The movement against the background also means that the best time to spot the comet is going to change, too. A week or so ago, you had to get up early to see the comet. Right now, if it's clear, you should be able to get a look if you stay up until midnight. On the 24th, you'll be able to see the comet near Saturn almost any time after 9pm - and near dawn on the 24th and 25th, it'll be low in the western sky, not midway up in the south.
Not content to merely misdirect anyone who wants to try and spot the comet, Borenstein uses his dubious talents to describe what any viewer who manages - despite his efforts - to spot the comet will see.
And thanks to an optical illusion, from Earth it appears as if the comet's tail is in the front as the comet approaches Earth and the sun.
Wrong, wrong, wrongety-wrong, wrong. It looks like the comet's tail is in front of the comet because the comet's tail is, in fact, in front of the comet. That's not an optical illusion. It's one of those strange cases where what you see actually matches reality.
A comet's tail is the result of the solar wind pushing against the comet. Since the solar wind is moving outward from the sun, the tail of the comet will always point away from the sun. When Lulin was moving toward the sun, the tail was behind the comet. Now that Lulin is moving away from the sun, the tail is out in front. That's a bit of very basic knowledge about comets that's covered in middle-school science books. I know this for a fact, because I just looked for - and found - it in my daughter's textbook. (She's in 6th grade.)
In this instance, Borenstein seems to have managed to confuse the direction the tail points with the presence of an anti-tail. An anti-tail is a second tail that some comets (including this one) display. The anti-tail appears to point in the opposite direction from the tail, and it is an optical illusion that's caused by the geometry of the comet's orbit.
We've covered the worst of Borenstein's factual errors, but we haven't yet scratched the surface when it comes to the harm that this sort of thing does.
Comets are cool things. They're astronomy's equivalent of the cute little sea otters that get everyone excited about conservation, and the environment, and not spilling crude everywhere. They make people look up, go "Ooh!" and "Aah!", and maybe - just maybe - think about what's out there for a second or two.

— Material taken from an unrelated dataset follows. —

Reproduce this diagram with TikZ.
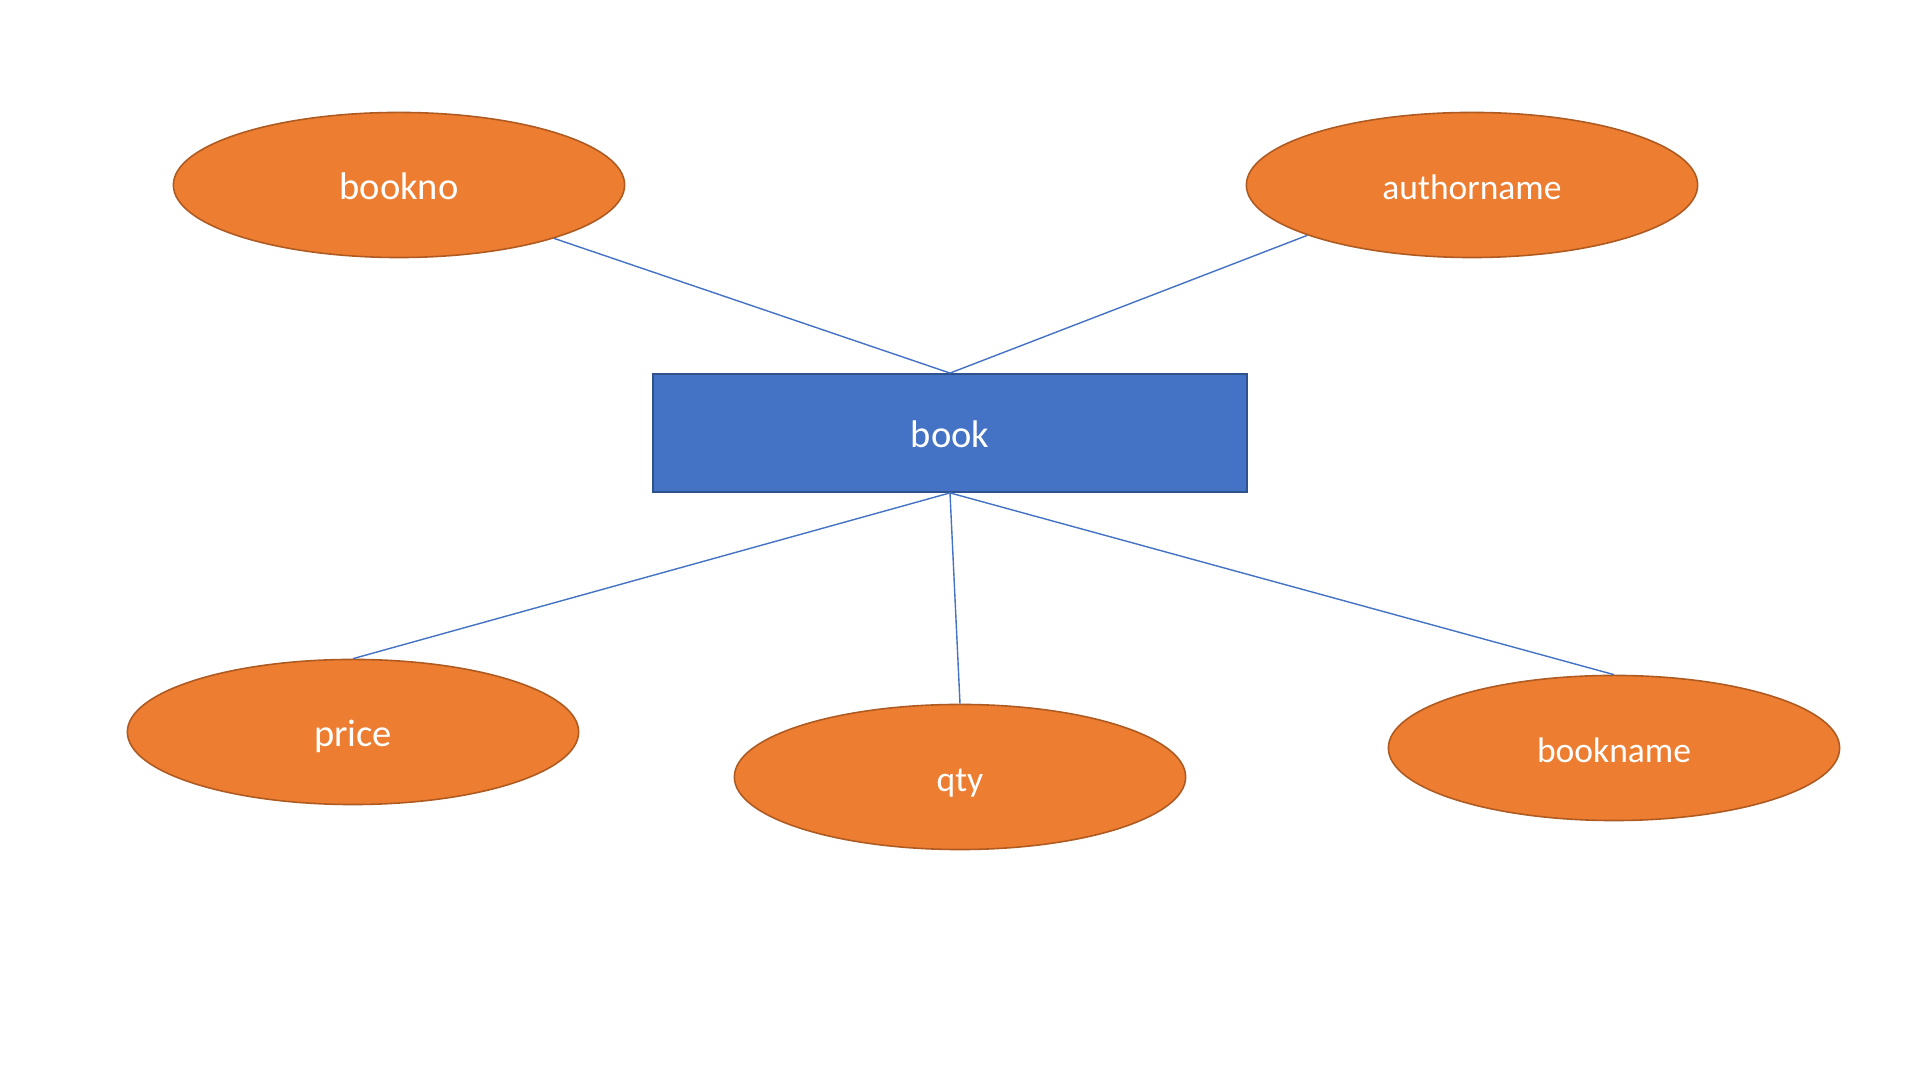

This comet is probably not going to be visible to the naked eye in suburban or urban areas - and it might not be easy to spot even under dark skies. But it's the next best thing. This one's easy to spot with just about any pair of decent binoculars - and lots of folks have one or more of those lying around in a closet. I'm (at best) a novice at the whole amateur astronomy thing, and it took me about two minutes to find the comet last week - half asleep, without dark-adjusted eyes, in a light-polluted area, and with a fairly bright moon nearby.
If you give people half-decent instructions, they're going to be able to find it. If you give them half-assed guidance (like, for example, somewhere in the really big chunk of sky bounded by these three bright objects, and only if you get up insanely early), they're going to get frustrated really quickly, if they bother to look at all.
And it's not like it's hard to find decent directions. I punched "how to find comet lulin" into Google. The search came back with 104,000 hits. The second search result has a nice set of pdfs that will help you find the comet. (The first result had a link to that one.)
When it comes to learning about astronomy, there are plenty of people out there who don't remember their 6th-grade science (Mr. Borenstein and his editor are hardly alone in that regard). Most of them aren't likely to pick up a book about science, but at least a few of them are probably going to be interested enough to read the whole article. How hard would it be to provide them with accurate information? It doesn't take much - access to a kid's textbook would be enough.
Come on. You guys are the Associated flippin' Press. Couldn't you even try to get this one right?
Really interesting article, I enjoyed reading it. This journo's misreporting because he didn't bother to understand is a bit like science via broken down telephone. Even I remember from school that a comet's tail always points away fromt he sun :)
Thank you for the accurate information.
Thanks - found your explanation while searching for the three stars the journalist mentioned.
Please go easy on the journalist - explain the facts and how to find them - s/he probably has pressing deadlines that her/his bosses prefer to keep than focusing on accuracy. I see that in my local paper of the editorial page proclaiming ridiculous things on which they have no knowledge nor check with the simplest of "experts" on the subject.
see jmccsci.com (James McCanney's web site) for a real understanding of comets. Science has been claiming things about comets that the data doesn't support. The info in this blog on tails is a great example of that.
Just for grins, did you send this to the AP editor and reporter? So that they could, you know, print a correction/retraction and an apology to readers?
/snark, clearly wrong universe
Check this ou too. Its short, but good:
The AP is apparently a bunch of idiots. On the internet, I've noticed most of the articles I see that are incorrect or inaccurate come from the AP.